Materials for Building an Obstacle Avoidance Vehcl

Hey guys, I really appreciate if you could help me .

We will be making an Obstacle Avoidance Vehicle for our Final Year Project, so far we have bought the Materials needed listed as follows :

So here's the thing guys, apparently the Universal PWM Stepper Motor Controller as shown on the image is capable only on controlling 1 motor . Now I'm kinda confused on my decision if buying 2 PWM Stepper Controllers would still be okay. :-/ Any suggestion would be highly appreciated. Thanks in advance.

You might have better luck if you return the servo controller and servos, and then try to find an old toy r/c car for your platform.

Reverse engineer the motor (and steering) control circuit on the controller board in that (bypassing the radio-control RF portion), in order to connect it to the Arduino.
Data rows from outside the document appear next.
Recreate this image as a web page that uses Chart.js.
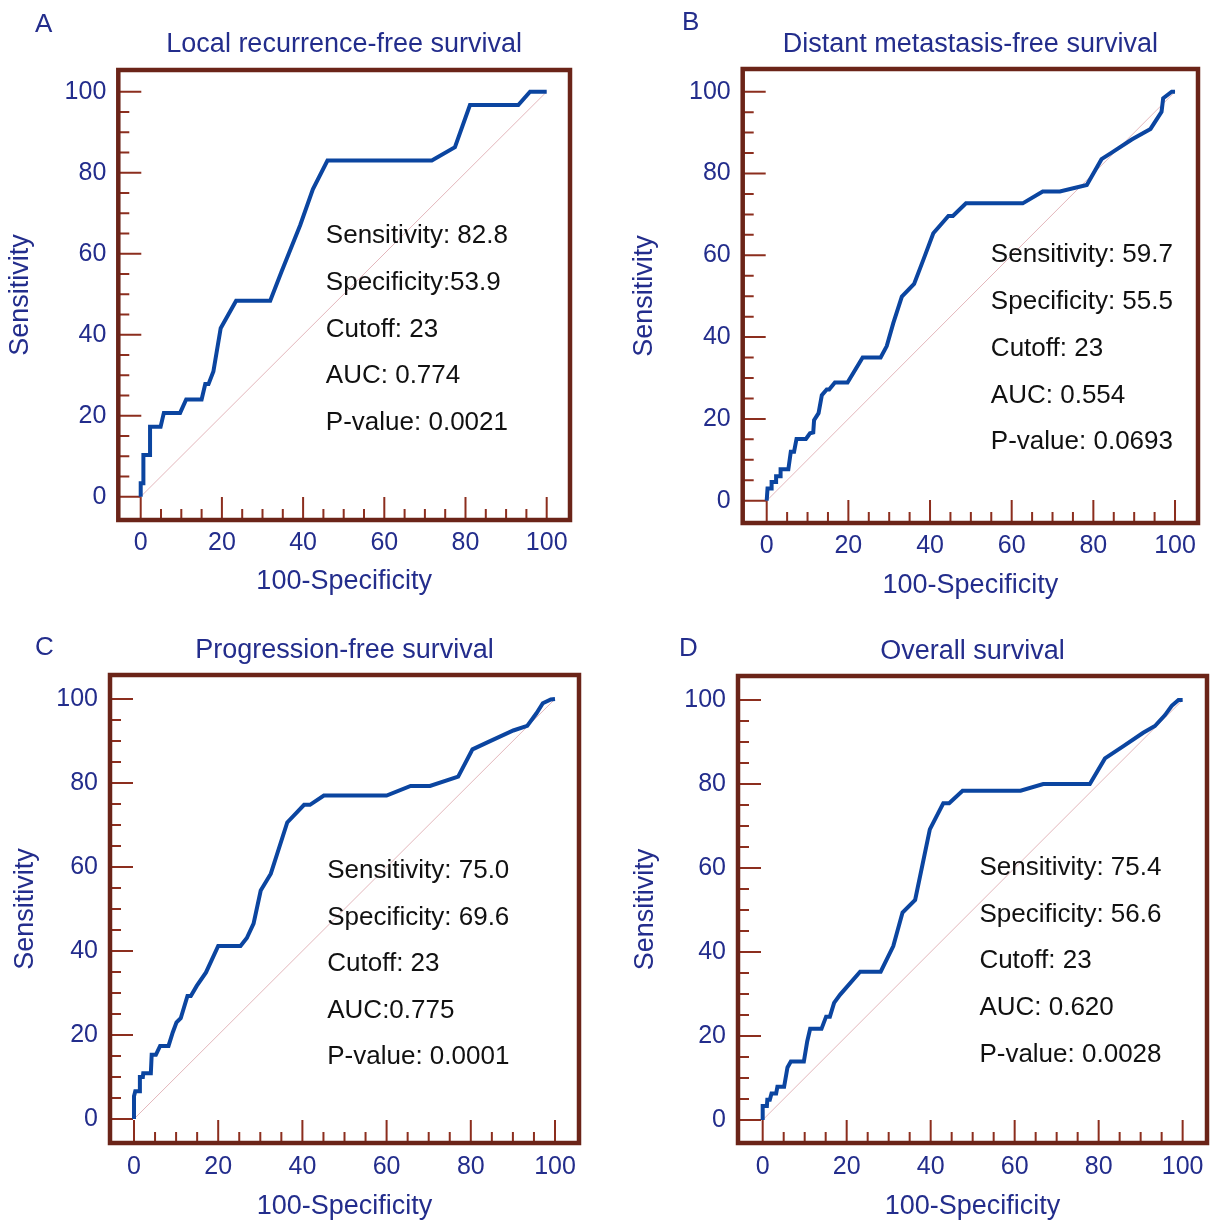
<!DOCTYPE html>
<html>
<head>
<meta charset="utf-8">
<title>Curvas ROC</title>
<script src="https://cdn.jsdelivr.net/npm/chart.js@4.4.0/dist/chart.umd.min.js"></script>
<style>
  body { margin: 0; background: #fff; }
  #pagina { position: relative; width: 1214px; height: 1223px; overflow: hidden; }
  canvas { position: absolute; }
  .letra { position: absolute; font-family: "Liberation Sans", Arial, sans-serif; font-size: 26px; line-height: 26px; color: #232d8c; }
</style>
</head>
<body>
<div id="pagina">
  <canvas id="graficaA" width="607" height="611" style="left:0px;top:0px"></canvas>
  <canvas id="graficaB" width="607" height="611" style="left:607px;top:0px"></canvas>
  <canvas id="graficaC" width="607" height="612" style="left:0px;top:611px"></canvas>
  <canvas id="graficaD" width="607" height="612" style="left:607px;top:611px"></canvas>
  <div class="letra" style="left:35px;top:10px">A</div>
  <div class="letra" style="left:682px;top:8px">B</div>
  <div class="letra" style="left:35px;top:633px">C</div>
  <div class="letra" style="left:679px;top:634px">D</div>
</div>
<script>
// datos
const ticksEje = [0, 20, 40, 60, 80, 100];
const diagonalX = [0, 100];
const diagonalY = [0, 100];

// A - local recurrence-free survival
const lrfsX = [0, 0, 0.66, 0.66, 2.3, 2.3, 4.9, 5.7, 9.7, 11.2, 15.0, 15.9, 16.7, 17.9, 19.7, 23.5, 31.9, 34.7, 39.3, 42.4, 46.0, 71.7, 77.4, 81.1, 93.0, 95.9, 100];
const lrfsY = [0, 3.3, 3.3, 10.3, 10.3, 17.3, 17.3, 20.7, 20.7, 24.0, 24.0, 27.8, 27.8, 30.9, 41.6, 48.4, 48.4, 55.6, 67.1, 75.9, 83.0, 83.0, 86.3, 96.7, 96.7, 100, 100];
const textosA = ["Sensitivity: 82.8", "Specificity:53.9", "Cutoff: 23", "AUC: 0.774", "P-value: 0.0021"];

// B - distant metastasis-free survival
const dmfsX = [0, 0.2, 1.2, 1.2, 2.3, 2.3, 3.4, 3.4, 5.3, 5.9, 6.7, 7.3, 9.6, 10.6, 11.4, 11.6, 12.7, 13.5, 14.7, 15.3, 16.7, 19.8, 23.5, 27.9, 29.4, 31.0, 33.1, 36.1, 38.4, 40.8, 44.5, 45.6, 48.8, 62.7, 67.6, 71.8, 78.4, 82.0, 84.5, 89.4, 94.0, 96.7, 97.1, 99.2, 100];
const dmfsY = [0, 3.0, 3.0, 4.6, 4.6, 6.0, 6.0, 7.7, 7.7, 12.0, 12.0, 15.1, 15.1, 16.5, 16.7, 19.7, 21.4, 25.8, 27.2, 27.2, 28.9, 28.9, 35.0, 35.0, 37.8, 43.4, 49.9, 53.0, 59.0, 65.4, 69.6, 69.6, 72.7, 72.7, 75.6, 75.6, 77.2, 83.5, 85.1, 88.3, 90.9, 95.1, 98.4, 100, 100];
const textosB = ["Sensitivity: 59.7", "Specificity: 55.5", "Cutoff: 23", "AUC: 0.554", "P-value: 0.0693"];

// C - progression-free survival
const pfsX = [0, 0, 0.3, 1.3, 1.4, 2.1, 2.2, 4.0, 4.2, 5.2, 6.2, 8.2, 9.2, 10.1, 11.1, 12.7, 13.5, 14.9, 17.1, 20.0, 25.3, 26.8, 28.4, 30.1, 32.5, 36.4, 40.4, 41.8, 45.1, 60.0, 65.7, 70.3, 77.0, 80.4, 84.2, 90.1, 93.4, 95.6, 97.1, 99.0, 100];
const pfsY = [0, 5.4, 6.6, 6.6, 10.0, 10.0, 10.9, 10.9, 15.3, 15.3, 17.4, 17.4, 20.6, 23.0, 24.0, 29.3, 29.3, 31.7, 34.9, 41.2, 41.2, 43.1, 46.5, 54.4, 58.4, 70.6, 74.8, 74.8, 77.0, 77.0, 79.3, 79.3, 81.5, 88.0, 89.8, 92.5, 93.6, 96.6, 99.0, 99.9, 100];
const textosC = ["Sensitivity: 75.0", "Specificity: 69.6", "Cutoff: 23", "AUC:0.775", "P-value: 0.0001"];

// D - overall survival
const osX = [0, 0, 1.0, 1.1, 1.7, 2.1, 3.2, 3.5, 5.1, 5.9, 6.7, 9.8, 10.6, 11.3, 14.0, 15.1, 16.0, 17.0, 18.4, 23.2, 28.1, 31.1, 33.3, 36.3, 39.8, 43.0, 44.4, 47.6, 61.4, 66.8, 77.9, 81.5, 85.9, 90.6, 93.4, 95.8, 97.4, 99.0, 100];
const osY = [0, 3.3, 3.3, 4.8, 4.8, 6.3, 6.3, 7.9, 7.9, 12.5, 13.9, 13.9, 18.7, 21.7, 21.7, 24.6, 24.6, 27.9, 29.8, 35.3, 35.3, 41.4, 49.4, 52.4, 69.2, 75.4, 75.4, 78.4, 78.4, 80.0, 80.0, 86.1, 89.0, 92.2, 93.8, 96.4, 98.6, 100, 100];
const textosD = ["Sensitivity: 75.4", "Specificity: 56.6", "Cutoff: 23", "AUC: 0.620", "P-value: 0.0028"];

const fuente = '"Liberation Sans", Arial, sans-serif';
const azulTexto = "#232d8c";
const azulCurva = "#0b45a0";
const colorMarco = "#6b2418";
const colorTicks = "#8c2e1e";
const altoLinea = 27 * 1.2;

const paneles = [
  { id: "graficaA", titulo: "Local recurrence-free survival", x: lrfsX, y: lrfsY, textos: textosA,
    caja: { left: 118.3, top: 70, right: 570, bottom: 520 }, rx: [-5.52, 105.74], ry: [-5.75, 105.36],
    tituloY: 45, ejeYx: 20.5, tickXy: 543, tituloXy: 582, texto: { x: 45.6, y: 64.4, paso: 11.55 } },
  { id: "graficaB", titulo: "Distant metastasis-free survival", x: dmfsX, y: dmfsY, textos: textosB,
    caja: { left: 135.7, top: 69, right: 591, bottom: 523 }, rx: [-5.88, 105.63], ry: [-5.45, 105.55],
    tituloY: 45, ejeYx: 38, tickXy: 546, tituloXy: 586, texto: { x: 54.9, y: 60.1, paso: 11.45 } },
  { id: "graficaC", titulo: "Progression-free survival", x: pfsX, y: pfsY, textos: textosC,
    caja: { left: 110, top: 64, right: 579, bottom: 532 }, rx: [-5.7, 105.7], ry: [-5.71, 105.71],
    tituloY: 40, ejeYx: 26, tickXy: 556, tituloXy: 596, texto: { x: 45.9, y: 59.0, paso: 11.05 } },
  { id: "graficaD", titulo: "Overall survival", x: osX, y: osY, textos: textosD,
    caja: { left: 131, top: 65, right: 600, bottom: 532 }, rx: [-5.88, 105.8], ry: [-5.48, 105.71],
    tituloY: 41, ejeYx: 39, tickXy: 556, tituloXy: 596, texto: { x: 51.6, y: 60.0, paso: 11.1 } },
];

// marco, ticks internos y textos del panel
const marco = {
  id: "marco",
  beforeDatasetsDraw(chart) {
    const { ctx, chartArea, scales } = chart;
    ctx.save();
    ctx.strokeStyle = colorTicks;
    ctx.lineWidth = 2;
    ctx.beginPath();
    for (let v = 0; v <= 100; v += 5) {
      const largo = v % 20 === 0 ? 23 : 11;
      const px = scales.x.getPixelForValue(v);
      ctx.moveTo(px, chartArea.bottom);
      ctx.lineTo(px, chartArea.bottom - largo);
      const py = scales.y.getPixelForValue(v);
      ctx.moveTo(chartArea.left, py);
      ctx.lineTo(chartArea.left + largo, py);
    }
    ctx.stroke();
    ctx.restore();
  },
  afterDraw(chart) {
    const { ctx, chartArea, scales } = chart;
    const panel = chart.options.plugins.marco;
    ctx.save();
    ctx.strokeStyle = colorMarco;
    ctx.lineWidth = 4.5;
    ctx.strokeRect(chartArea.left, chartArea.top, chartArea.right - chartArea.left, chartArea.bottom - chartArea.top);
    ctx.fillStyle = "#111";
    ctx.font = "26px " + fuente;
    ctx.textBaseline = "middle";
    panel.textos.forEach((t, i) => {
      const tx = scales.x.getPixelForValue(panel.texto.x);
      const ty = scales.y.getPixelForValue(panel.texto.y - i * panel.texto.paso);
      ctx.fillText(t, tx, ty);
    });
    ctx.restore();
  },
};

function crearGrafica(panel) {
  const canvas = document.getElementById(panel.id);
  const W = canvas.width;
  const H = canvas.height;
  const caja = panel.caja;
  const altoEjeX = panel.tituloXy + altoLinea / 2 - caja.bottom;
  const puntos = panel.x.map((v, i) => ({ x: v, y: panel.y[i] }));
  const diagonal = diagonalX.map((v, i) => ({ x: v, y: diagonalY[i] }));

  return new Chart(canvas, {
    type: "line",
    data: {
      datasets: [
        { data: puntos, borderColor: azulCurva, borderWidth: 4, pointRadius: 0, tension: 0, fill: false },
        { data: diagonal, borderColor: "#e3b6bb", borderWidth: 1, pointRadius: 0, tension: 0, fill: false },
      ],
    },
    options: {
      responsive: false,
      animation: false,
      devicePixelRatio: 1,
      layout: { padding: { left: 0, top: 0, right: W - caja.right, bottom: H - caja.bottom - altoEjeX } },
      plugins: {
        legend: { display: false },
        tooltip: { enabled: false },
        title: {
          display: true,
          fullSize: false,
          text: panel.titulo,
          color: azulTexto,
          font: { family: fuente, size: 27, weight: "normal" },
          padding: { top: panel.tituloY - altoLinea / 2, bottom: caja.top - (panel.tituloY + altoLinea / 2) },
        },
        marco: { textos: panel.textos, texto: panel.texto },
      },
      scales: {
        x: {
          type: "linear",
          min: panel.rx[0],
          max: panel.rx[1],
          afterBuildTicks: (s) => { s.ticks = ticksEje.map((v) => ({ value: v })); },
          afterFit: (s) => { s.height = altoEjeX; },
          grid: { display: false, drawTicks: false },
          border: { display: false },
          ticks: { color: azulTexto, font: { family: fuente, size: 25 }, padding: panel.tickXy - caja.bottom - 15, maxRotation: 0, autoSkip: false },
          title: { display: true, text: "100-Specificity", color: azulTexto, font: { family: fuente, size: 27 }, padding: { top: 0, bottom: 0 } },
        },
        y: {
          type: "linear",
          min: panel.ry[0],
          max: panel.ry[1],
          afterBuildTicks: (s) => { s.ticks = ticksEje.map((v) => ({ value: v })); },
          afterFit: (s) => { s.width = caja.left; },
          grid: { display: false, drawTicks: false },
          border: { display: false },
          ticks: { color: azulTexto, font: { family: fuente, size: 25 }, padding: 12, autoSkip: false },
          title: { display: true, text: "Sensitivity", color: azulTexto, font: { family: fuente, size: 27 }, padding: { top: panel.ejeYx - altoLinea / 2, bottom: 0 } },
        },
      },
    },
    plugins: [marco],
  });
}

paneles.forEach(crearGrafica);
</script>
</body>
</html>
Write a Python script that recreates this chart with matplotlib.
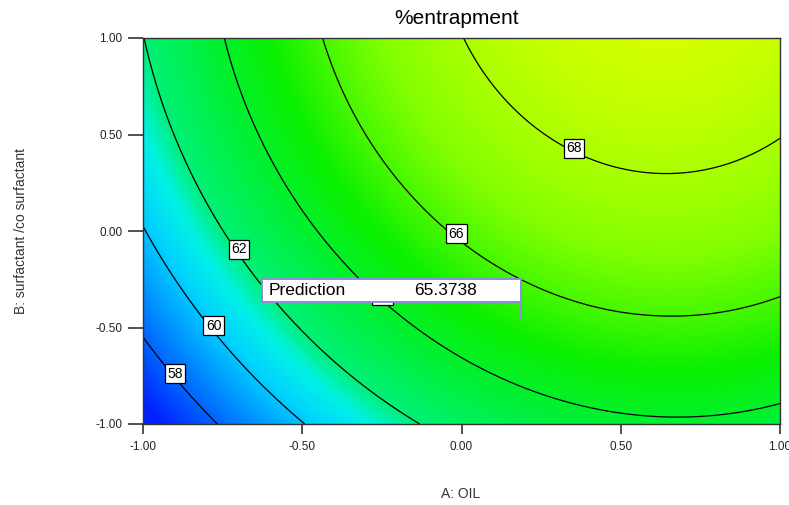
import numpy as np
import matplotlib
matplotlib.use("Agg")
import matplotlib.pyplot as plt
from matplotlib.colors import LinearSegmentedColormap, Normalize
from matplotlib.patches import Rectangle

plt.rcParams['font.family'] = ['Liberation Sans', 'DejaVu Sans']

# ---- data (coded factor units) ----
title = "%entrapment"
x_label = "A: OIL"
y_label = "B: surfactant /co surfactant"
ticks = [-1.0, -0.5, 0.0, 0.5, 1.0]
levels = [58, 60, 62, 64, 66, 68]

# points (A, B) -> level
pts_58 = [(-1.0, -0.57), (-0.90, -0.74), (-0.77, -1.0)]
pts_60 = [(-1.0, 0.0), (-0.78, -0.49), (-0.50, -1.0)]
pts_62 = [(-0.99, 1.0), (-0.908, 0.49), (-0.735, 0.0), (-0.70, -0.09), (-0.40, -0.66), (-0.13, -1.0)]
pts_64 = [(-0.745, 1.0), (-0.641, 0.49), (-0.465, 0.0), (-0.41, -0.10), (-0.286, -0.363),
          (0.122, -0.751), (0.65, -0.959), (1.0, -0.891)]
pts_66 = [(-0.44, 1.0), (-0.296, 0.49), (-0.129, 0.155), (0.0, 0.0), (0.185, -0.26),
          (0.634, -0.446), (1.0, -0.347)]
pts_68 = [(0.0, 1.0), (0.352, 0.43), (0.647, 0.285), (1.0, 0.487)]
prediction_point = (0.185, -0.456)
prediction_value = 65.3738

# contour label positions (A, B)
label_pos = {58: (-0.90, -0.74), 60: (-0.778, -0.492), 62: (-0.699, -0.095),
             64: (-0.248, -0.332), 66: (-0.016, -0.014), 68: (0.353, 0.428)}

# colour scale anchors (response value -> colour)
cmap_vals = [56.5, 58.5, 60.2, 61.2, 62.0, 63.5, 65.0, 67.0, 69.5, 70.5]
cmap_cols = [(0, 35, 255), (0, 125, 255), (0, 210, 255), (0, 242, 228), (0, 240, 118),
             (0, 240, 60), (10, 240, 0), (130, 255, 0), (228, 255, 0), (245, 255, 0)]

# ---- surface fitted through the traced contour points ----
A_list, B_list, Z_list = [], [], []
for lev, pts in zip(levels, [pts_58, pts_60, pts_62, pts_64, pts_66, pts_68]):
    for a, b in pts:
        A_list.append(a); B_list.append(b); Z_list.append(lev)
A_list.append(prediction_point[0]); B_list.append(prediction_point[1]); Z_list.append(prediction_value)
A_arr, B_arr, Z_arr = map(np.array, (A_list, B_list, Z_list))

def design(a, b):
    return np.stack([np.ones_like(a), a, b, a * a, a * b, b * b,
                     a ** 3, a * a * b, a * b * b, b ** 3], axis=-1)

coef, *_ = np.linalg.lstsq(design(A_arr, B_arr), Z_arr, rcond=None)

g = np.linspace(-1, 1, 301)
GA, GB = np.meshgrid(g, g)
GZ = design(GA, GB) @ coef

vmin, vmax = cmap_vals[0], cmap_vals[-1]
pos = [(v - vmin) / (vmax - vmin) for v in cmap_vals]
cmap = LinearSegmentedColormap.from_list(
    "de", list(zip(pos, [tuple(c / 255 for c in col) for col in cmap_cols])))

fig = plt.figure(figsize=(7.89, 5.05), dpi=100)
ax = fig.add_axes([143 / 789, 1 - 424 / 505, 637 / 789, 386 / 505])

ax.imshow(GZ, extent=(-1, 1, -1, 1), origin='lower', cmap=cmap,
          norm=Normalize(vmin, vmax), aspect='auto', interpolation='bilinear')
ax.contour(GA, GB, GZ, levels=levels, colors='black', linewidths=0.9)

for lev in levels:
    a, b = label_pos[lev]
    ax.text(a, b, str(lev), fontsize=10, ha='center', va='center', zorder=5,
            bbox=dict(boxstyle='square,pad=0.18', fc='white', ec='black', lw=0.9))

# prediction flag
bx0, bx1, by0, by1 = -0.625, 0.188, -0.368, -0.249
ax.add_patch(Rectangle((bx0, by0), bx1 - bx0, by1 - by0, fc='white',
                       ec='#8c8cdc', lw=1.4, zorder=6))
ax.plot([bx1, bx1], [by0, prediction_point[1]], color='#8c8cdc', lw=1.4, zorder=6)
ax.text(-0.606, (by0 + by1) / 2, "Prediction", fontsize=12.5, va='center', ha='left', zorder=7)
ax.text(-0.148, (by0 + by1) / 2, f"{prediction_value:.4f}", fontsize=12.5, va='center', ha='left', zorder=7)

ax.set_xlim(-1, 1)
ax.set_ylim(-1, 1)
ax.set_xticks(ticks)
ax.set_yticks(ticks)
ax.set_xticklabels([f"{t:.2f}" for t in ticks])
ax.set_yticklabels([f"{t:.2f}" for t in ticks])
ax.tick_params(axis='x', length=7, width=1.1, pad=5, labelsize=8.5, colors='#222222')
ax.tick_params(axis='y', length=11, width=1.1, pad=4, labelsize=8.5, colors='#222222')
for s in ax.spines.values():
    s.set_color('#333333')
    s.set_linewidth(1.0)

fig.text(457 / 789, 1 - 19 / 505, title, fontsize=15, ha='center', va='center')
fig.text(461 / 789, 1 - 494 / 505, x_label, fontsize=10, ha='center', va='center', color='#333333')
fig.text(21 / 789, 1 - 231 / 505, y_label, fontsize=10, ha='center', va='center',
         rotation=90, color='#333333')

fig.savefig("out.png", dpi=100)
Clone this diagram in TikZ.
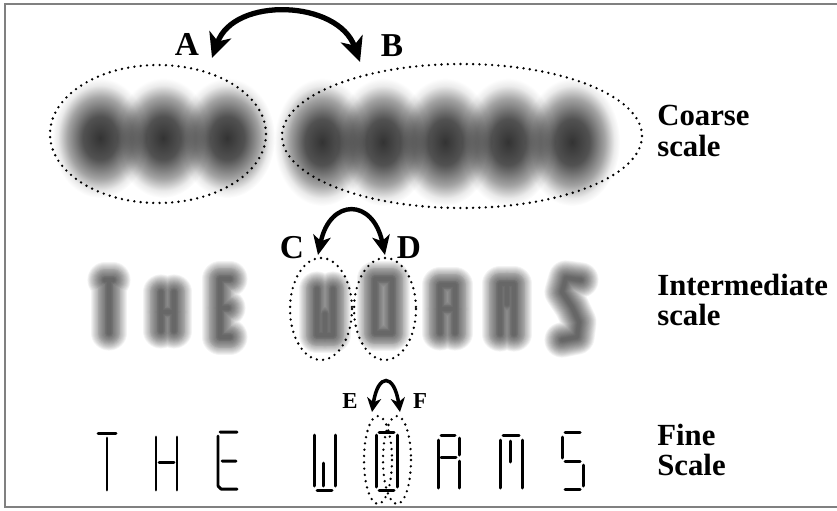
\documentclass[tikz,border=0pt]{standalone}
\usepackage{fontspec}
\setmainfont{Liberation Serif}
\usepackage{tikz}
\usetikzlibrary{positioning,arrows.meta,calc}

% soft blob for the coarse letters
\pgfdeclareradialshading{blob}{\pgfpoint{0bp}{0bp}}{color(0bp)=(black!80); color(9bp)=(black!68); color(17bp)=(black!36); color(22bp)=(black!8); color(25bp)=(white); color(50bp)=(white)}

% blurred stroke for the intermediate letters
\newcommand\blurstroke[1]{%
    \foreach \w in {2,...,20}{\draw[black,opacity=0.046,line width=\w pt,line cap=round,line join=round] #1;}}

\begin{document}
\begin{tikzpicture}[x=0.02cm,y=-0.02cm,
    dotring/.style={draw, line width=1.5pt, dash pattern=on 0pt off 3.6pt, line cap=round},
    seg/.style={line width=1.7pt, line cap=round, line join=round},
    softblob/.style={shading=blob, blend mode=multiply},
    swapbig/.style={line width=3pt, {Stealth[length=14pt,width=13pt,inset=4pt]}-{Stealth[length=14pt,width=13pt,inset=4pt]}},
    swapmid/.style={line width=2.5pt, {Stealth[length=11pt,width=10pt,inset=3pt]}-{Stealth[length=11pt,width=10pt,inset=3pt]}},
    swapsmall/.style={line width=2pt, {Stealth[length=8pt,width=8pt,inset=2.4pt]}-{Stealth[length=8pt,width=8pt,inset=2.4pt]}},
    tag/.style={font=\bfseries\fontsize{19}{19}\selectfont, inner sep=0pt},
    smalltag/.style={font=\bfseries\fontsize{13}{13}\selectfont, inner sep=0pt},
    scalelbl/.style={font=\bfseries\fontsize{17.5}{17.5}\selectfont, align=left, anchor=west, inner sep=0pt}]
    \useasboundingbox (0,0) rectangle (837,510);
    \draw[gray, line width=1.1pt] (837,4) -- (5,4) -- (5,507) -- (837,507);

    % coarse scale
    \foreach \cx in {100,163,227}
        \shade[softblob] (\cx,138) ellipse (48 and 60);
    \foreach \cx in {322,383,445,508,572}
        \shade[softblob] (\cx,142) ellipse (48 and 64);
    \draw[dotring] (158,134) ellipse (108 and 69);
    \draw[dotring] (462,136) ellipse (180 and 72);
    \node[tag] (labA) at (187,44) {A};
    \node[tag] (labB) at (392,46) {B};
    \coordinate (tipA) at (212,58);
    \coordinate (tipB) at (360,62);
    \draw[swapbig] (tipA) .. controls +(22,-62) and +(-22,-62) .. (tipB);
    \node[scalelbl] (coarse) at (657,131) {Coarse\\scale};

    % intermediate scale
    \blurstroke{(105,280) -- (113,280) (109,283) -- (109,333)}
    \blurstroke{(161,292) -- (161,331) (174,292) -- (174,331) (161,312) -- (174,312)}
    \blurstroke{(230,279) -- (220,279) -- (220,337) -- (230,337) (220,308) -- (228,308)}
    \blurstroke{(317,289) -- (317,335) -- (333,335) -- (333,289) (325,314) -- (325,335)}
    \blurstroke{(375,279) -- (392,279) -- (392,333) -- (375,333) -- cycle}
    \blurstroke{(440,333) -- (440,285) -- (455,285) -- (455,333) (440,309) -- (455,309)}
    \blurstroke{(500,334) -- (500,284) -- (514,284) -- (514,334) (507,284) -- (507,304)}
    \blurstroke{(581,280) -- (566,278) -- (562,292) -- (572,307) -- (579,322) -- (577,337) -- (562,340)}
    \draw[dotring] (321,309) ellipse (31 and 51);
    \draw[dotring] (385,309) ellipse (31 and 51);
    \node[tag] (labC) at (292,248) {C};
    \node[tag] (labD) at (409,248) {D};
    \coordinate (tipC) at (318,255);
    \coordinate (tipD) at (385,255);
    \draw[swapmid] (tipC) .. controls +(12,-57) and +(-12,-57) .. (tipD);
    \node[scalelbl] (inter) at (657,300) {Intermediate\\scale};

    % fine scale
    \draw[seg] (98,433) -- (116,433) (107,438) -- (107,490);
    \draw[seg] (156,437) -- (156,490) (177,437) -- (177,490) (159,462) -- (174,462);
    \draw[seg] (220,432) -- (237,432) (218,436) -- (218,486) (222,461) -- (236,461) (218,486) -- (221,489) -- (237,489);
    \draw[seg] (314,435) -- (314,486) (335,435) -- (335,486) (323,463) -- (323,486) (317,490) -- (332,490);
    \draw[seg] (376,435) -- (376,487) (397,435) -- (397,487) (379,432) -- (394,432) (379,490) -- (394,490);
    \draw[seg] (438,440) -- (438,488) (441,435) -- (455,435) (459,438) -- (459,455) (441,457) -- (456,457) (459,461) -- (459,488);
    \draw[seg] (500,440) -- (500,488) (522,440) -- (522,488) (503,435) -- (519,435) (510,441) -- (510,462);
    \draw[seg] (565,432) -- (580,432) (562,437) -- (562,458) (565,461) -- (580,461) (583,465) -- (583,486) (565,489) -- (580,489);
    \draw[dotring] (378,460) ellipse (14 and 44);
    \draw[dotring] (397,460) ellipse (14 and 44);
    \node[smalltag] (labE) at (350,401) {E};
    \node[smalltag] (labF) at (420,401) {F};
    \coordinate (tipE) at (372,412);
    \coordinate (tipF) at (400,412);
    \draw[swapsmall] (tipE) .. controls +(6,-39) and +(-6,-39) .. (tipF);
    \node[scalelbl] (fine) at (657,450) {Fine\\Scale};
\end{tikzpicture}
\end{document}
If you are lucky, you might get such a car with its radio-control transmitter; on a bench, you could then back-trace the motor leads on the controller board through whatever is being used as an h-bridge, and probe inputs on that circuit from the RF section to determine what lines are being held HIGH and LOW to interface the Arduino to (via digital outputs - depending on the car and the controller, you might have to do some minor level shifting of voltages, too).

If you can't find an R/C vehicle, try to find a wired-control "tank" toy that has full function controls (left, right, forward, reverse); tear it down to just the base and motors/treads, then get a dual-DC motor controller of some sort (you can either buy a shield, or pick up something like an L293 or L298 h-bridge IC and interface to that).

Using such a pre-built vehicle saves you the trouble of having to deal with the mechanical construction, and possibly even the motor interface details; if you can find it used at a thrift or junk store, it shouldn't cost much, either (just make sure that it seems like it is a working device; turn the wheels and such, listen and feel for good mechanical workings).

I'd agree with cr0sh. I recently modified a RC car myself to interface with Arduino. Most RC cars nowadays use a separate board for receiver and the output lines are clearly marked.

All I did was to cut the output line traces and insert my control signal from there (need to pay attention to the voltage though, if it is not within the TTL specification, you may need to add some kind of clamping circuit)

In terms of obstacle detection, you can either use IR sensors or ultrasonic sensors. Ultrasonic sensors typically have a longer range and wider sensing angle.